In our home church (ie. Bible study) we have been studying evangelism over the past four weeks. One thing we seem to keep coming back to is the difference between what our work is and what God's work is. I guess we often get confused between the parts of the process that God holds us responsible for and the parts that we have to just leave in His hands.

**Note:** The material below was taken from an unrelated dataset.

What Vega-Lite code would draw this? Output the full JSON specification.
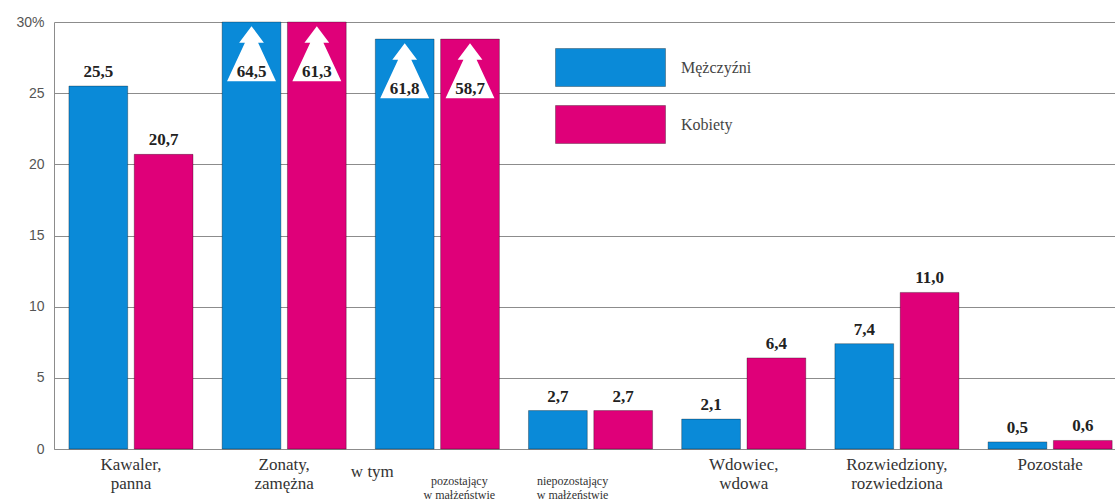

My son provided me a great metaphor for this on the weekend. We got some new bunk beds (new to us, anyways - they were actually hand-me-downs from some friends) and they came to us in many pieces. I got tasked with putting them together. My son, of course, wanted to help out as any four-year old boy who wears Bob the Builder underpants would want to. After I had lugged the frames, the supports and the mattresses upstairs, I gathered a selection of tools from my rather paltry selection and headed to the kid's bedroom. My son, following behind me, went to his toy shelf and selected his own little tool case. When we got upstairs we both cracked open our tool chests. I selected a screwdriver and a wrench and got to work bolting the frames to the supports. My son pulled out an oversize plastic screwdriver and a plastic wrench. The tip on his screwdriver must have been a quarter of an inch wide and certainly could not be of any use. The wrench obviously could not turn a metal bolt. Yet he did not seem to care at all. As I worked away with my real tools, he worked beside me, somehow expecting in his little-boy mind that his toy tools were doing just as much work as mine.
I chuckled as I saw him trying to screw in a bolt with his enormous plastic wrench. He just didn't realize that his tools were completely inappropriate for the task at hand. He did not have what he needed to do the job. Eventually he realized the futility of his tools. He looked at me, looked at my toolbox and selected a real screwdriver. Taking that to the screw he immediately began to make a little bit of progress, one tiny twist at a time.
Right away I realized there was a metaphor there that applied to me! I thought of how often I find myself trying to do jobs that only God can do. How often do I try to do the job of the Holy Spirit and convict other people of their sinfulness? Do I have the ability to change lives and regenerate hearts? Absolutely not! So why is it that I approach people with the goal of making them see their own depravity? Why do I want to convict them of sin? No wonder I often feel discouraged when my own efforts fall flat. So often I try to do things my way, using my own "plastic tools."